#### Aim of the exercise:
Line by line, repeat the data below exactly, beginning at the first line and ending at the line with "const countryNames = ['France','Italy','United". Omit pictures.

#### Dataset section

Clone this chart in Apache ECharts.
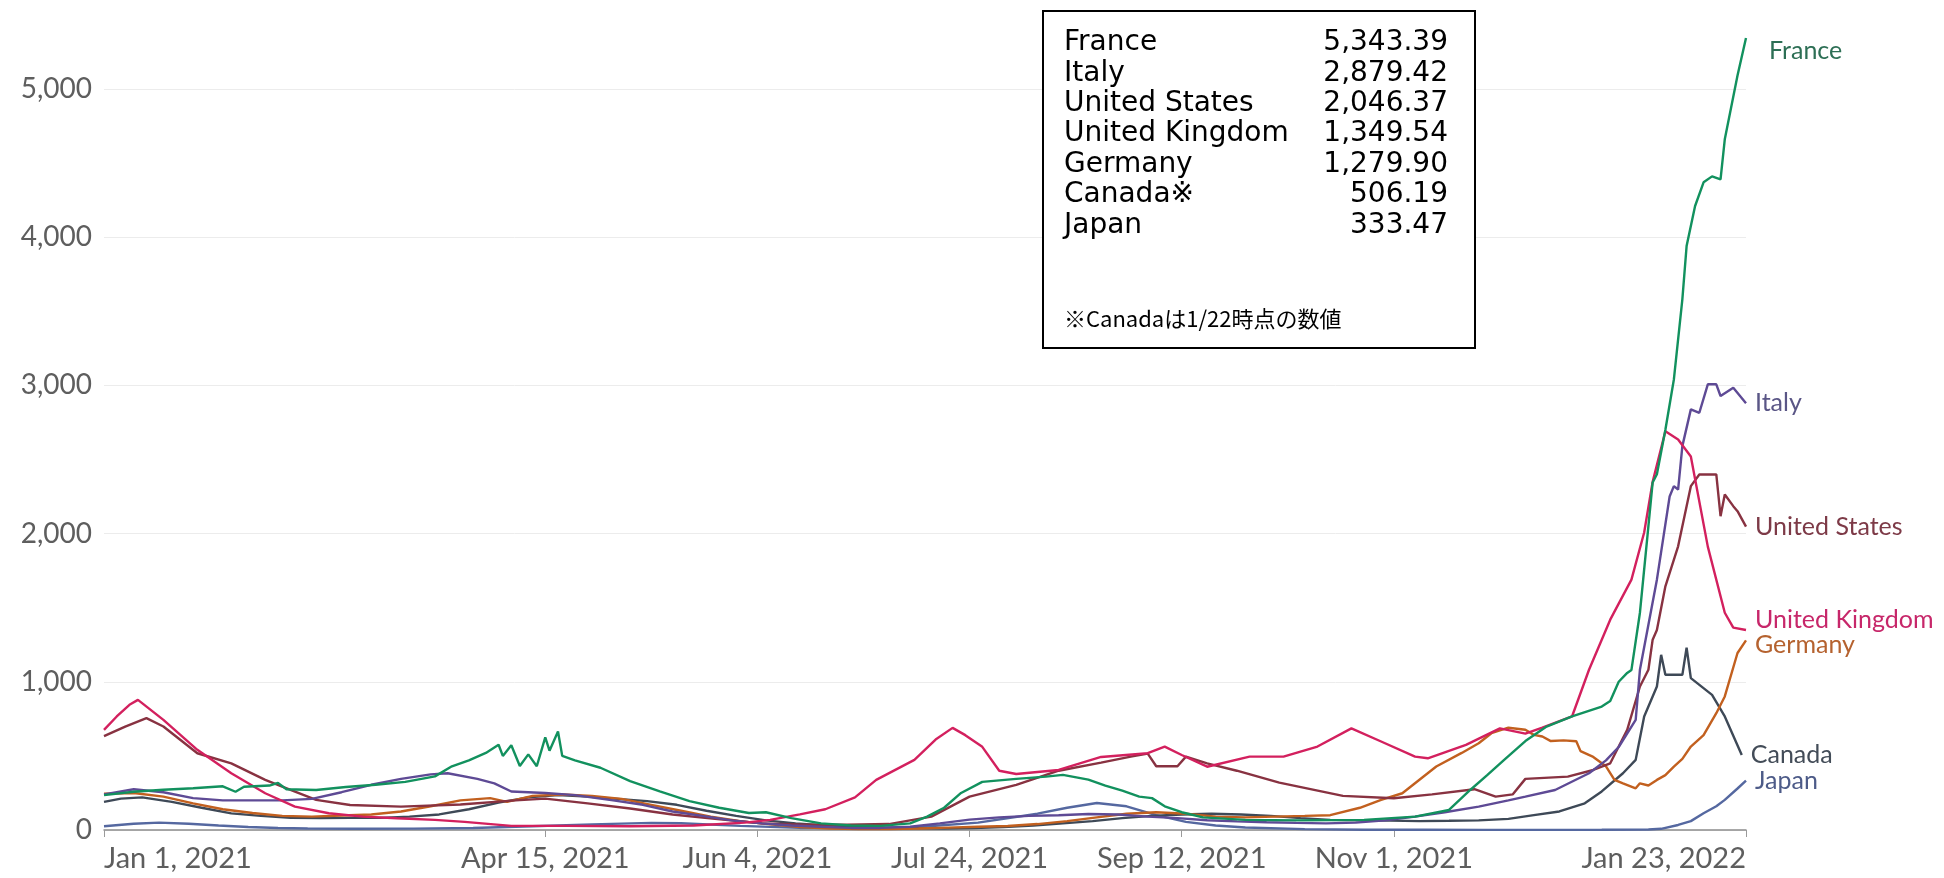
<!DOCTYPE html>
<html>
<head>
<meta charset="utf-8">
<script src="https://cdn.jsdelivr.net/npm/echarts@6/dist/echarts.min.js"></script>
<style>
html,body{margin:0;padding:0;background:#fff;}
#chart{width:1944px;height:878px;}
</style>
</head>
<body>
<div id="chart"></div>
<script>
// ---------- DATA ----------
const countryNames = ['France','Italy','United States','United Kingdom','Germany','Canada','Japan'];

const franceData = [['2021-01-01',235],['2021-01-08',258],['2021-01-15',272],['2021-01-22',282],['2021-01-29',295],['2021-02-01',258],['2021-02-03',292],['2021-02-09',300],['2021-02-11',318],['2021-02-13',275],['2021-02-20',270],['2021-02-27',290],['2021-03-06',305],['2021-03-13',325],['2021-03-20',362],['2021-03-24',430],['2021-03-28',470],['2021-04-01',520],['2021-04-04',575],['2021-04-05',500],['2021-04-07',572],['2021-04-09',432],['2021-04-11',510],['2021-04-13',430],['2021-04-15',625],['2021-04-16',535],['2021-04-18',665],['2021-04-19',500],['2021-04-22',470],['2021-04-28',420],['2021-05-05',330],['2021-05-12',260],['2021-05-19',195],['2021-05-26',150],['2021-06-02',115],['2021-06-06',120],['2021-06-12',80],['2021-06-19',45],['2021-06-26',30],['2021-07-03',28],['2021-07-10',45],['2021-07-14',90],['2021-07-18',150],['2021-07-22',250],['2021-07-27',325],['2021-08-04',345],['2021-08-11',360],['2021-08-15',372],['2021-08-21',340],['2021-08-25',300],['2021-08-29',265],['2021-09-02',225],['2021-09-05',215],['2021-09-08',160],['2021-09-12',120],['2021-09-17',85],['2021-09-27',68],['2021-10-10',65],['2021-10-25',68],['2021-11-06',90],['2021-11-14',135],['2021-11-19',270],['2021-11-23',370],['2021-11-27',473],['2021-12-02',600],['2021-12-07',698],['2021-12-13',766],['2021-12-20',833],['2021-12-22',870],['2021-12-24',1000],['2021-12-26',1060],['2021-12-27',1080],['2021-12-29',1466],['2021-12-31',2050],['2022-01-01',2345],['2022-01-02',2400],['2022-01-04',2700],['2022-01-06',3040],['2022-01-08',3580],['2022-01-09',3940],['2022-01-11',4210],['2022-01-13',4370],['2022-01-15',4410],['2022-01-17',4390],['2022-01-18',4660],['2022-01-21',5090],['2022-01-23',5343.39]];

const italyData = [['2021-01-01',240],['2021-01-08',275],['2021-01-15',255],['2021-01-22',215],['2021-01-29',200],['2021-02-05',200],['2021-02-12',200],['2021-02-19',210],['2021-02-26',255],['2021-03-05',305],['2021-03-12',345],['2021-03-19',375],['2021-03-23',383],['2021-03-30',345],['2021-04-03',315],['2021-04-07',260],['2021-04-15',250],['2021-04-22',235],['2021-05-01',200],['2021-05-08',170],['2021-05-15',125],['2021-05-22',95],['2021-05-29',65],['2021-06-05',45],['2021-06-12',30],['2021-06-19',22],['2021-06-26',14],['2021-07-03',14],['2021-07-10',22],['2021-07-17',45],['2021-07-24',70],['2021-07-31',85],['2021-08-07',95],['2021-08-14',100],['2021-08-21',108],['2021-08-28',105],['2021-09-04',90],['2021-09-11',80],['2021-09-18',66],['2021-09-25',58],['2021-10-02',52],['2021-10-09',48],['2021-10-16',45],['2021-10-23',50],['2021-10-30',65],['2021-11-06',90],['2021-11-13',120],['2021-11-21',158],['2021-11-28',200],['2021-12-02',225],['2021-12-09',270],['2021-12-17',383],['2021-12-21',470],['2021-12-24',560],['2021-12-28',743],['2021-12-29',1081],['2022-01-02',1689],['2022-01-05',2250],['2022-01-06',2320],['2022-01-07',2297],['2022-01-08',2590],['2022-01-10',2838],['2022-01-12',2815],['2022-01-14',3007],['2022-01-16',3007],['2022-01-17',2928],['2022-01-20',2984],['2022-01-23',2879.42]];

const usData = [['2021-01-01',633],['2021-01-06',698],['2021-01-11',755],['2021-01-15',698],['2021-01-23',518],['2021-01-31',450],['2021-02-08',338],['2021-02-12',293],['2021-02-20',203],['2021-02-28',169],['2021-03-12',158],['2021-03-26',172],['2021-04-08',200],['2021-04-15',212],['2021-04-25',180],['2021-05-05',145],['2021-05-15',105],['2021-05-25',75],['2021-06-05',45],['2021-06-15',35],['2021-06-25',35],['2021-07-05',40],['2021-07-15',90],['2021-07-24',225],['2021-08-04',304],['2021-08-14',400],['2021-08-24',455],['2021-08-31',495],['2021-09-04',515],['2021-09-06',430],['2021-09-11',430],['2021-09-13',495],['2021-09-18',450],['2021-09-25',400],['2021-10-05',320],['2021-10-20',230],['2021-11-01',214],['2021-11-10',240],['2021-11-20',275],['2021-11-25',225],['2021-11-29',240],['2021-12-02',345],['2021-12-12',360],['2021-12-18',405],['2021-12-22',450],['2021-12-26',676],['2021-12-29',968],['2021-12-31',1081],['2022-01-01',1284],['2022-01-02',1350],['2022-01-04',1644],['2022-01-07',1914],['2022-01-10',2320],['2022-01-12',2399],['2022-01-16',2399],['2022-01-17',2117],['2022-01-18',2264],['2022-01-20',2185],['2022-01-21',2151],['2022-01-23',2046.37]];

const ukData = [['2021-01-01',676],['2021-01-04',766],['2021-01-07',845],['2021-01-09',878],['2021-01-15',743],['2021-01-23',541],['2021-01-31',383],['2021-02-08',248],['2021-02-15',158],['2021-02-23',113],['2021-03-03',90],['2021-03-11',79],['2021-03-20',68],['2021-03-27',55],['2021-04-07',28],['2021-04-20',28],['2021-05-05',25],['2021-05-20',30],['2021-06-01',50],['2021-06-07',68],['2021-06-14',105],['2021-06-20',140],['2021-06-27',220],['2021-07-02',338],['2021-07-11',473],['2021-07-16',610],['2021-07-20',689],['2021-07-23',640],['2021-07-27',561],['2021-07-31',400],['2021-08-04',378],['2021-08-14',405],['2021-08-24',493],['2021-09-04',518],['2021-09-08',563],['2021-09-12',506],['2021-09-18',427],['2021-09-28',495],['2021-10-06',495],['2021-10-14',563],['2021-10-22',686],['2021-10-29',597],['2021-11-06',495],['2021-11-09',484],['2021-11-18',574],['2021-11-26',686],['2021-12-02',650],['2021-12-06',690],['2021-12-13',766],['2021-12-17',1081],['2021-12-22',1419],['2021-12-27',1689],['2021-12-30',2007],['2022-01-01',2350],['2022-01-04',2690],['2022-01-07',2635],['2022-01-10',2520],['2022-01-14',1912],['2022-01-18',1466],['2022-01-20',1365],['2022-01-23',1349.54]];

const germanyData = [['2021-01-01',245],['2021-01-08',250],['2021-01-15',225],['2021-01-22',180],['2021-01-29',140],['2021-02-05',115],['2021-02-12',95],['2021-02-19',90],['2021-02-26',98],['2021-03-05',105],['2021-03-12',125],['2021-03-19',160],['2021-03-26',200],['2021-04-02',215],['2021-04-06',190],['2021-04-12',230],['2021-04-19',240],['2021-04-26',230],['2021-05-03',210],['2021-05-10',170],['2021-05-17',130],['2021-05-24',90],['2021-05-31',60],['2021-06-07',38],['2021-06-14',20],['2021-06-21',10],['2021-06-28',7],['2021-07-05',7],['2021-07-12',10],['2021-07-19',16],['2021-07-26',22],['2021-08-02',27],['2021-08-09',40],['2021-08-16',60],['2021-08-23',85],['2021-08-30',110],['2021-09-06',120],['2021-09-13',110],['2021-09-20',90],['2021-09-27',85],['2021-10-04',90],['2021-10-11',95],['2021-10-17',100],['2021-10-24',150],['2021-10-29',203],['2021-11-03',248],['2021-11-11',428],['2021-11-17',520],['2021-11-21',585],['2021-11-24',653],['2021-11-28',690],['2021-12-02',676],['2021-12-04',642],['2021-12-06',631],['2021-12-08',600],['2021-12-11',605],['2021-12-14',599],['2021-12-15',532],['2021-12-18',493],['2021-12-21',430],['2021-12-23',338],['2021-12-25',315],['2021-12-28',281],['2021-12-29',315],['2021-12-31',300],['2022-01-02',338],['2022-01-04',370],['2022-01-06',428],['2022-01-08',480],['2022-01-10',563],['2022-01-13',640],['2022-01-16',788],['2022-01-18',901],['2022-01-21',1194],['2022-01-23',1279.9]];

const canadaData = [['2021-01-01',190],['2021-01-05',212],['2021-01-10',220],['2021-01-17',190],['2021-01-24',150],['2021-01-31',112],['2021-02-07',95],['2021-02-14',82],['2021-02-21',80],['2021-02-28',82],['2021-03-07',82],['2021-03-14',90],['2021-03-21',105],['2021-03-28',140],['2021-04-04',185],['2021-04-11',220],['2021-04-18',235],['2021-04-25',225],['2021-05-02',210],['2021-05-09',195],['2021-05-16',170],['2021-05-23',130],['2021-05-30',95],['2021-06-06',65],['2021-06-13',45],['2021-06-20',30],['2021-06-27',20],['2021-07-04',15],['2021-07-11',11],['2021-07-18',10],['2021-07-25',13],['2021-08-01',20],['2021-08-08',30],['2021-08-15',45],['2021-08-22',60],['2021-08-29',80],['2021-09-05',95],['2021-09-12',105],['2021-09-19',110],['2021-09-26',105],['2021-10-03',95],['2021-10-10',80],['2021-10-17',68],['2021-10-24',65],['2021-10-31',63],['2021-11-07',60],['2021-11-14',62],['2021-11-21',65],['2021-11-28',75],['2021-12-04',100],['2021-12-10',125],['2021-12-16',180],['2021-12-20',260],['2021-12-25',383],['2021-12-28',473],['2021-12-30',766],['2022-01-02',968],['2022-01-03',1182],['2022-01-04',1047],['2022-01-08',1047],['2022-01-09',1230],['2022-01-10',1025],['2022-01-15',912],['2022-01-18',766],['2022-01-22',506.19]];

const japanData = [['2021-01-01',25],['2021-01-08',42],['2021-01-14',50],['2021-01-21',42],['2021-01-28',30],['2021-02-04',20],['2021-02-11',13],['2021-02-18',10],['2021-03-01',8],['2021-03-15',9],['2021-03-29',13],['2021-04-12',25],['2021-04-26',38],['2021-05-10',48],['2021-05-17',46],['2021-05-31',28],['2021-06-14',14],['2021-06-28',13],['2021-07-12',20],['2021-07-26',50],['2021-08-09',110],['2021-08-16',150],['2021-08-23',182],['2021-08-30',160],['2021-09-06',100],['2021-09-13',55],['2021-09-20',30],['2021-09-27',17],['2021-10-11',6],['2021-10-25',2],['2021-11-08',1.5],['2021-11-22',1],['2021-12-06',1],['2021-12-20',1.5],['2021-12-31',3],['2022-01-03',8],['2022-01-07',34],['2022-01-10',60],['2022-01-13',113],['2022-01-16',160],['2022-01-18',203],['2022-01-21',280],['2022-01-23',333.47]];

const xTickDates = ['2021-01-01','2021-04-15','2021-06-04','2021-07-24','2021-09-12','2021-11-01','2022-01-23'];
const yTickValues = [0,1000,2000,3000,4000,5000];

const boxNames = ['France','Italy','United States','United Kingdom','Germany','Canada※','Japan'];
const boxValues = ['5,343.39','2,879.42','2,046.37','1,349.54','1,279.90','506.19','333.47'];
const boxNote = '※Canadaは1/22時点の数値';

// ---------- STYLE ----------
const seriesData = [franceData, italyData, usData, ukData, germanyData, canadaData, japanData];
const colors = ['#12915e','#5e4a95','#883241','#d3205e','#c2601f','#3e4957','#5568a0'];
const labelColors = ['#2d6f55','#5a5686','#7d3a47','#c7276a','#b5622f','#434c58','#4d5b88'];
const labelOffsets = [[14,13],[0,0],[0,0],[0,-10],[0,0],[0,0],[0,0]];
const monthNames = ['Jan','Feb','Mar','Apr','May','Jun','Jul','Aug','Sep','Oct','Nov','Dec'];

function parseDate(s){const p=s.split('-').map(Number);return Date.UTC(p[0],p[1]-1,p[2]);}
function fmtDate(v){const d=new Date(v);return monthNames[d.getUTCMonth()]+' '+d.getUTCDate()+', '+d.getUTCFullYear();}

const chart = echarts.init(document.getElementById('chart'), null, {renderer:'canvas'});

const drawOrder = [6,5,4,2,1,3,0];
const series = drawOrder.map(i => ({
  name: countryNames[i],
  type: 'line',
  data: seriesData[i].map(p => [parseDate(p[0]), p[1]]),
  showSymbol: false,
  symbol: 'none',
  smooth: false,
  lineStyle: {color: colors[i], width: 2.4},
  itemStyle: {color: colors[i]},
  endLabel: {
    show: true,
    formatter: countryNames[i],
    color: labelColors[i],
    fontFamily: 'Lato',
    fontSize: 25,
    distance: 9,
    offset: labelOffsets[i]
  },
  labelLayout: {moveOverlap: 'shiftY'},
  emphasis: {disabled: true},
  z: 3
}));

const boxLeft = 1042, boxTop = 10, boxW = 432, boxH = 337;
const rowY = [43, 74, 104, 134, 165, 195, 226];
const graphics = [{
  type: 'rect', left: boxLeft, top: boxTop, z: 10,
  shape: {width: boxW, height: boxH},
  style: {fill: '#ffffff', stroke: '#000000', lineWidth: 2}
}];
boxNames.forEach((n, k) => {
  graphics.push({type:'text', x: 1064, y: rowY[k], z: 11,
    style:{text: n, fill:'#000', font:'28px "DejaVu Sans"', verticalAlign:'middle'}});
  graphics.push({type:'text', x: 1448, y: rowY[k], z: 11,
    style:{text: boxValues[k], fill:'#000', font:'28px "DejaVu Sans"', align:'right', verticalAlign:'middle'}});
});
graphics.push({type:'text', x: 1064, y: 319, z: 11,
  style:{text: boxNote, fill:'#000', font:'22px "Noto Sans CJK JP"', verticalAlign:'middle'}});

const xTickVals = xTickDates.map(parseDate);

const option = {
  animation: false,
  backgroundColor: '#ffffff',
  grid: {left: 104, right: 198, top: 0, bottom: 48, containLabel: false},
  xAxis: {
    type: 'value',
    min: xTickVals[0],
    max: xTickVals[xTickVals.length - 1],
    axisLine: {show: true, onZero: false, lineStyle: {color: '#8c8c8c', width: 1.5}},
    axisTick: {show: true, customValues: xTickVals, length: 7, lineStyle: {color: '#9a9a9a'}},
    axisLabel: {
      customValues: xTickVals,
      formatter: v => fmtDate(v),
      color: '#5e5e5e', fontFamily: 'Lato', fontSize: 29, margin: 14,
      alignMinLabel: 'left', alignMaxLabel: 'right',
      showMinLabel: true, showMaxLabel: true
    },
    splitLine: {show: false}
  },
  yAxis: {
    type: 'value', min: 0, max: 5600, interval: 1000,
    axisLine: {show: false}, axisTick: {show: false},
    axisLabel: {
      formatter: v => yTickValues.indexOf(v) >= 0 ? v.toLocaleString('en-US') : '',
      color: '#5e5e5e', fontFamily: 'Lato', fontSize: 28, margin: 12, showMaxLabel: false
    },
    splitLine: {show: true, showMaxLine: false, lineStyle: {color: '#ececec', width: 1}}
  },
  series: series,
  graphic: graphics
};
chart.setOption(option);
</script>
</body>
</html>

########

#### Written solution:
Clone this chart in Apache ECharts.
<!DOCTYPE html>
<html>
<head>
<meta charset="utf-8">
<script src="https://cdn.jsdelivr.net/npm/echarts@6/dist/echarts.min.js"></script>
<style>
html,body{margin:0;padding:0;background:#fff;}
#chart{width:1944px;height:878px;}
</style>
</head>
<body>
<div id="chart"></div>
<script>
// ---------- DATA ----------
const countryNames = ['France','Italy','United States','United Kingdom','Germany','Canada','Japan'];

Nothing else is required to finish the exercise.